- [WORK TO BE COMPLETED] Write out the listing below exactly, and omit any images you find in it.
+--
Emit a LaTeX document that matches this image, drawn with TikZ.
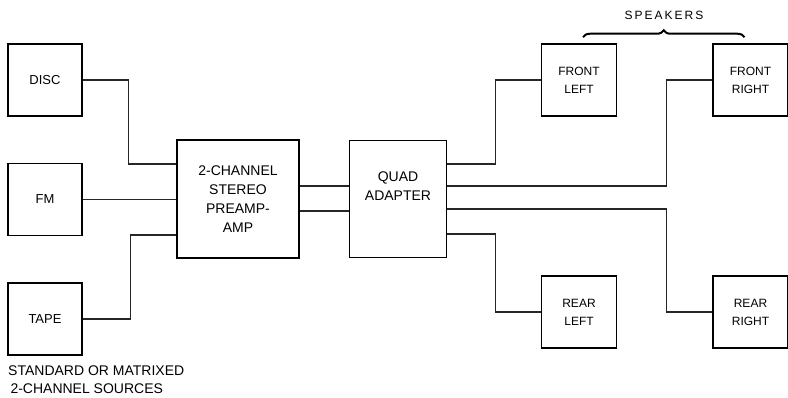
\documentclass[tikz,border=0pt]{standalone}
\usepackage{fontspec}
\setmainfont{Liberation Sans}
\usetikzlibrary{positioning, decorations.pathreplacing, calc}

\begin{document}
\begin{tikzpicture}[x=1pt, y=1pt, font=\fontsize{13}{19}\selectfont,
    blk/.style={draw, line width=1.5pt, align=center, inner sep=2pt},
    src/.style={blk, minimum width=74pt, minimum height=72pt},
    spk/.style={blk, minimum width=75pt, minimum height=72pt, font=\fontsize{12}{18}\selectfont},
    wire/.style={draw, line width=1.2pt, black!85}]
    \useasboundingbox (0,0) rectangle (788,398);
    \node[src] (disc) at (45,318) {DISC};
    \node[src, below=46pt of disc] (fm) {FM};
    \node[src, below=46pt of fm] (tape) {TAPE};
    \node[blk, minimum width=122pt, minimum height=118pt, font=\fontsize{14}{19}\selectfont] (pre) at (238,199) {2-CHANNEL\\STEREO\\PREAMP-\\AMP};
    \node[blk, minimum width=97pt, minimum height=117pt, right=49pt of pre, font=\fontsize{14}{19}\selectfont] (quad) {QUAD\\ADAPTER\\[6pt]};
    \node[spk] (fl) at (579,318) {FRONT\\LEFT};
    \node[spk, right=95pt of fl] (fr) {FRONT\\RIGHT};
    \node[spk] (rl) at (579,86) {REAR\\LEFT};
    \node[spk, right=95pt of rl] (rr) {REAR\\RIGHT};
    \node[font=\fontsize{12}{18}\selectfont] (spklbl) at (664,383) {S\,P\,E\,A\,K\,E\,R\,S};
    \node[anchor=north west, align=left, inner sep=0pt, font=\fontsize{14}{18}\selectfont] (srclbl) at (8,32) {STANDARD OR MATRIXED\\\,2-CHANNEL SOURCES};
    \draw[line width=2pt, decorate, decoration={brace, amplitude=7pt}] ([shift={(4pt,6pt)}]fl.north) -- ([shift={(-6pt,6pt)}]fr.north);
    \draw[wire] (disc.east) -- ++(46,0) |- ([yshift=35pt]pre.west);
    \draw[wire] (fm.east) -- (fm.east -| pre.west);
    \draw[wire] (tape.east) -- ++(48,0) |- ([yshift=-36pt]pre.west);
    \draw[wire] ([yshift=13pt]pre.east) -- ([yshift=13pt]pre.east -| quad.west);
    \draw[wire] ([yshift=-12pt]pre.east) -- ([yshift=-12pt]pre.east -| quad.west);
    \draw[wire] ([yshift=35pt]quad.east) -- ++(48,0) |- (fl.west);
    \draw[wire] ([yshift=13pt]quad.east) -- ++(219,0) |- (fr.west);
    \draw[wire] ([yshift=-10pt]quad.east) -- ++(219,0) |- (rr.west);
    \draw[wire] ([yshift=-35pt]quad.east) -- ++(48,0) |- (rl.west);
\end{tikzpicture}
\end{document}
+--
- [REPLY TO THE TASK]
Emit a LaTeX document that matches this image, drawn with TikZ.
\documentclass[tikz,border=0pt]{standalone}
\usepackage{fontspec}
\setmainfont{Liberation Sans}
\usetikzlibrary{positioning, decorations.pathreplacing, calc}

\begin{document}
\begin{tikzpicture}[x=1pt, y=1pt, font=\fontsize{13}{19}\selectfont,
    blk/.style={draw, line width=1.5pt, align=center, inner sep=2pt},
    src/.style={blk, minimum width=74pt, minimum height=72pt},
    spk/.style={blk, minimum width=75pt, minimum height=72pt, font=\fontsize{12}{18}\selectfont},
    wire/.style={draw, line width=1.2pt, black!85}]
    \useasboundingbox (0,0) rectangle (788,398);
    \node[src] (disc) at (45,318) {DISC};
    \node[src, below=46pt of disc] (fm) {FM};
    \node[src, below=46pt of fm] (tape) {TAPE};
    \node[blk, minimum width=122pt, minimum height=118pt, font=\fontsize{14}{19}\selectfont] (pre) at (238,199) {2-CHANNEL\\STEREO\\PREAMP-\\AMP};
    \node[blk, minimum width=97pt, minimum height=117pt, right=49pt of pre, font=\fontsize{14}{19}\selectfont] (quad) {QUAD\\ADAPTER\\[6pt]};
    \node[spk] (fl) at (579,318) {FRONT\\LEFT};
    \node[spk, right=95pt of fl] (fr) {FRONT\\RIGHT};
    \node[spk] (rl) at (579,86) {REAR\\LEFT};
    \node[spk, right=95pt of rl] (rr) {REAR\\RIGHT};
    \node[font=\fontsize{12}{18}\selectfont] (spklbl) at (664,383) {S\,P\,E\,A\,K\,E\,R\,S};
    \node[anchor=north west, align=left, inner sep=0pt, font=\fontsize{14}{18}\selectfont] (srclbl) at (8,32) {STANDARD OR MATRIXED\\\,2-CHANNEL SOURCES};
    \draw[line width=2pt, decorate, decoration={brace, amplitude=7pt}] ([shift={(4pt,6pt)}]fl.north) -- ([shift={(-6pt,6pt)}]fr.north);
    \draw[wire] (disc.east) -- ++(46,0) |- ([yshift=35pt]pre.west);
    \draw[wire] (fm.east) -- (fm.east -| pre.west);
    \draw[wire] (tape.east) -- ++(48,0) |- ([yshift=-36pt]pre.west);
    \draw[wire] ([yshift=13pt]pre.east) -- ([yshift=13pt]pre.east -| quad.west);
    \draw[wire] ([yshift=-12pt]pre.east) -- ([yshift=-12pt]pre.east -| quad.west);
    \draw[wire] ([yshift=35pt]quad.east) -- ++(48,0) |- (fl.west);
    \draw[wire] ([yshift=13pt]quad.east) -- ++(219,0) |- (fr.west);
    \draw[wire] ([yshift=-10pt]quad.east) -- ++(219,0) |- (rr.west);
    \draw[wire] ([yshift=-35pt]quad.east) -- ++(48,0) |- (rl.west);
\end{tikzpicture}
\end{document}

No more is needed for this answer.